Overall, I find that generally speaking it is often wise to complain about offensive behaviors if you think it is likely that those behaviors will offend others. You should be wary about generalizing from one example, though. I find the sound of silverware contacting teeth to be both off-putting and offensive, but this is not something that I bother to point out with people that I don't expect to interact with often, since I am moderately confident that it is a pet peeve that most people don't care about and aren't offended by. On the other hand, I do bother to point out that fact to people that I expect to interact with frequently if I notice them doing it, since in this case it is worth my time to potentially avert a future instance.

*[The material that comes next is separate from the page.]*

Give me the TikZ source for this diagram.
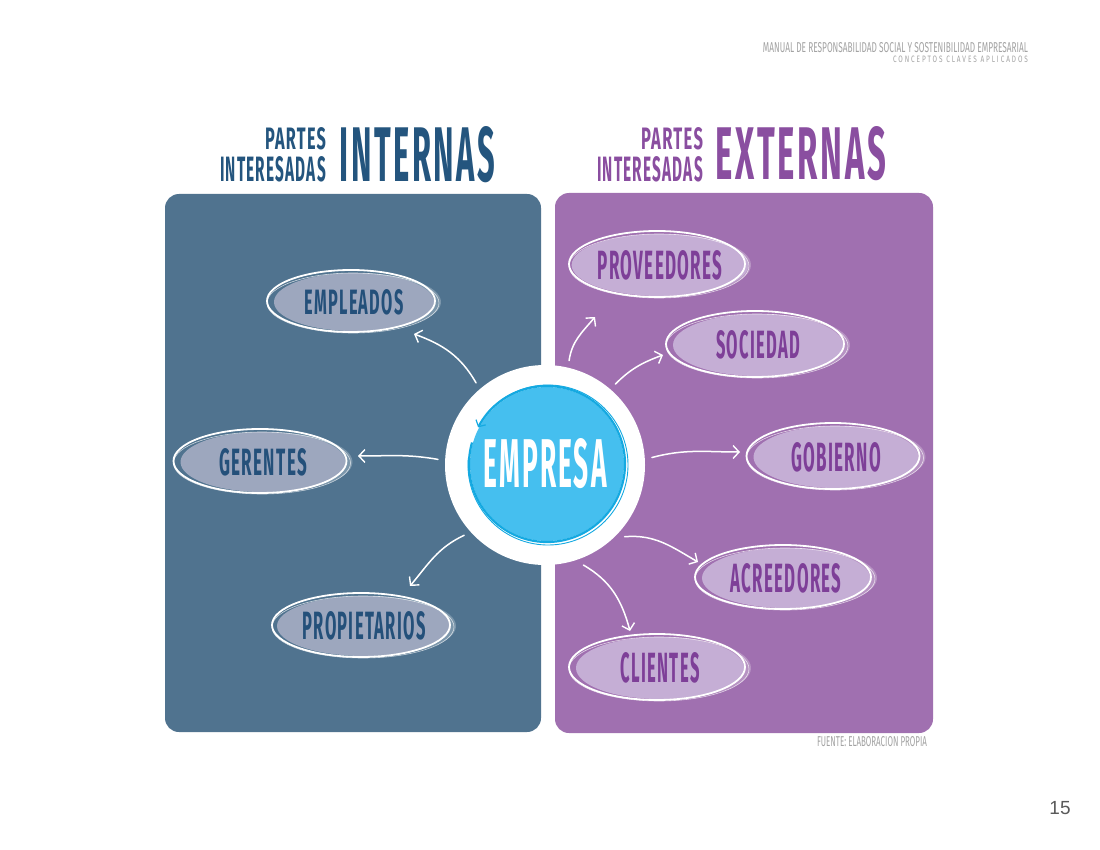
\documentclass[tikz,border=0pt]{standalone}
\usepackage{fontspec}
\usepackage{graphicx}
\setmainfont{Fira Sans}
\newfontfamily\plainfont{Liberation Sans}
\usetikzlibrary{shapes.geometric,arrows.meta,calc}
\definecolor{panelL}{HTML}{50738F}
\definecolor{panelR}{HTML}{A070B0}
\definecolor{ovalLfill}{HTML}{9DA7BE}
\definecolor{ovalRfill}{HTML}{C5AED5}
\definecolor{txtL}{HTML}{24507A}
\definecolor{txtR}{HTML}{7E3F98}
\definecolor{titleL}{HTML}{24557E}
\definecolor{titleR}{HTML}{8A4EA0}
\definecolor{empfill}{HTML}{45BFEF}
\definecolor{empline}{HTML}{14A9E1}
\definecolor{hdr}{HTML}{A3A3A3}
\definecolor{pagenum}{HTML}{5A5A5A}
\newcommand\lbl[3]{\resizebox{#1pt}{#2pt}{\bfseries\addfontfeature{LetterSpace=8}#3}}
\newcommand\lblr[3]{\resizebox{#1pt}{#2pt}{#3}}
% name, x, y, w, h, side, label w, label h, text
\newcommand\ovalnode[9]{%
  \fill[shade#6] ({#2+5},{#3}) ellipse[x radius={#4/2+2}, y radius={#5/2}];
  \node[oval#6, minimum width=#4pt, minimum height=#5pt] (#1) at (#2,#3) {\lbl{#7}{#8}{#9}};
  \draw[sketch] ({#2-3},{#3+1}) ellipse[x radius={#4/2+4}, y radius={#5/2+2}];
  \draw[sketchthin] ({#2-1},{#3-1}) ellipse[x radius={#4/2+6}, y radius={#5/2+1}];
}
\begin{document}
\begin{tikzpicture}[x=1pt,y=1pt,
  panel/.style={rounded corners=14pt},
  ovalL/.style={ellipse, fill=ovalLfill, text=txtL, inner sep=0pt},
  ovalR/.style={ellipse, fill=ovalRfill, text=txtR, inner sep=0pt},
  shadeL/.style={fill=white, fill opacity=0.25},
  shadeR/.style={fill=white, fill opacity=0.25},
  sketch/.style={white, line width=1.8pt},
  sketchthin/.style={white, line width=0.6pt, opacity=0.7},
  ttl/.style={inner sep=0pt},
  arr/.style={white, line width=1.5pt, line cap=round,
    -{Straight Barb[length=6pt,width=13pt,line width=1.4pt]}}
]
\useasboundingbox (0,0) rectangle (1100,-850);
\fill[white] (0,0) rectangle (1100,-850);

% header
\node[ttl, text=hdr] (h1) at (895.5,-48) {\lblr{265}{10}{MANUAL DE RESPONSABILIDAD SOCIAL Y SOSTENIBILIDAD EMPRESARIAL}};
\node[ttl, text=hdr] (h2) at (960.5,-59.5) {\lblr{135}{6.5}{\addfontfeature{LetterSpace=30}CONCEPTOS CLAVES APLICADOS}};

% titles
\node[ttl, text=titleL] (pl1) at (295.5,-138.5) {\lbl{61}{22}{PARTES}};
\node[ttl, text=titleL] (pl2) at (273,-169.5) {\lbl{106}{25}{INTERESADAS}};
\node[ttl, text=titleL] (intl) at (417.5,-154.5) {\lbl{155}{55}{INTERNAS}};
\node[ttl, text=titleR] (pr1) at (672,-138.5) {\lbl{62}{22}{PARTES}};
\node[ttl, text=titleR] (pr2) at (650,-169.5) {\lbl{106}{25}{INTERESADAS}};
\node[ttl, text=titleR] (extr) at (801,-153.5) {\lbl{170}{53}{EXTERNAS}};

% panels
\fill[panelL, panel] (165,-194) rectangle (541,-732);
\fill[panelR, panel] (555,-193) rectangle (933,-733);

% ovals
\ovalnode{empl}{354}{-302}{160}{58}{L}{99}{25}{EMPLEADOS}
\ovalnode{ger}{263}{-462}{165}{60}{L}{88}{27}{GERENTES}
\ovalnode{prop}{364}{-626}{170}{60}{L}{123}{28}{PROPIETARIOS}
\ovalnode{prov}{660}{-265}{168}{62}{R}{125}{29}{PROVEEDORES}
\ovalnode{soc}{758}{-345}{170}{62}{R}{84}{28}{SOCIEDAD}
\ovalnode{gob}{836}{-457}{165}{62}{R}{90}{29}{GOBIERNO}
\ovalnode{acre}{786}{-578}{168}{60}{R}{111}{29}{ACREEDORES}
\ovalnode{cli}{660}{-668}{168}{62}{R}{79}{30}{CLIENTES}

% center
\node[circle, fill=white, minimum size=200pt, inner sep=0pt] (ring) at (545,-465) {};
\node[circle, minimum size=214pt, inner sep=0pt] (hub) at (545,-465) {};
\fill[empfill] (547,-464) circle[radius=77];
\draw[empline, line width=2.2pt, -{Straight Barb[length=5pt,width=11pt,line width=1.2pt]}]
  ($(547,-464)+(164:78)$) arc[start angle=164, end angle=512, radius=78];
\draw[empline, line width=0.9pt] ($(548,-465)+(175:80)$) arc[start angle=175, end angle=500, radius=80];
\node[ttl, text=white] (empresa) at (545,-464) {\lbl{123}{49}{EMPRESA}};

% arrows
\draw[arr] (hub.130) to[out=120, in=-20] ([shift={(60,-32)}]empl.center);
\draw[arr] (hub.177) to[out=170, in=0] ([shift={(95,6)}]ger.center);
\draw[arr] (hub.221) to[out=205, in=50] ([shift={(46,40)}]prop.center);
\draw[arr] (hub.77) to[out=82, in=230] ([shift={(-65,-52)}]prov.center);
\draw[arr] (hub.49) to[out=45, in=200] ([shift={(-95,-10)}]soc.center);
\draw[arr] (hub.4) to[out=15, in=180] ([shift={(-96,5)}]gob.center);
\draw[arr] (hub.-42) to[out=5, in=150] ([shift={(-88,16)}]acre.center);
\draw[arr] (hub.-69) to[out=-30, in=105] ([shift={(-30,37)}]cli.center);

% footer
\node[ttl, text=hdr] (src) at (872,-742) {\lblr{110}{10}{FUENTE: ELABORACION PROPIA}};
\node[inner sep=0pt, text=pagenum, font=\plainfont\fontsize{19}{19}\selectfont] (pg) at (1060,-808) {15};
\end{tikzpicture}
\end{document}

A friend of mine who is currently commissioned as a military officer says that one key principle of effective leadership is "praise in public, punish in private--" in other words, save criticisms for private encounters so that you don't have to worry about potential status implications of making the criticism around others. In my experience, this is also an effective way to deal with offensive behavior while minimizing social awkwardness and the potential for escalation.

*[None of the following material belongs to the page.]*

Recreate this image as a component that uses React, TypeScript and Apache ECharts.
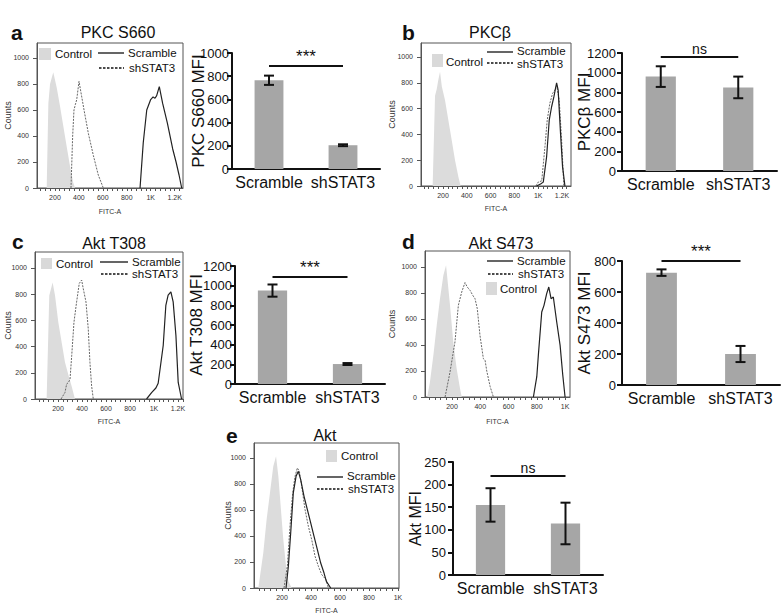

In some situations, though, it is simply necessary to stand up when no one else is willing and confront offensive behavior directly. I have done so several times and will say that while it is usually uncomfortable for all those concerned, the result can be worth it. That being said, I urge you to use extreme caution when evaluating whether or not it is necessary to do so. My impression is that many situations that people deem worthy of confrontation could be resolved more effectively through less direct means.
Part Five: CONSTANT VIGILANCE
As a final thought, I've seen a lot of people, thinking they've eradicated some bad habit, fall back into it, as they now consider themselves "safe." When installing epistemic habits, this risk is especially worrisome, since you may not notice that you have lapsed, in which case you can become the highly annoying sort of person who is weak in domains that they specifically consider themselves strong in and thus find themselves resistant to correction.
I must emphasize that I would much rather deal with someone who is offended and knows it than someone who is offended and thinks that he cannot possibly be so. So if you do wish to become a person who does not get offended, do it right. After all, it is dangerous to be half a rationalist.
 This isn't to say that those techniques will necessarily be the most useful for you-- merely that I have found them successful and consider myself sufficiently qualified to explain them. It might be that alternative strategies could be more useful for you-- if so, feel free to post them in the comments, as they could potentially make this post that much more useful for future readers.
 If anyone wants to take the helm and write this post, they have my blessing-- my queue is overflowing right now. Please do send me a link if you do end up doing this, though.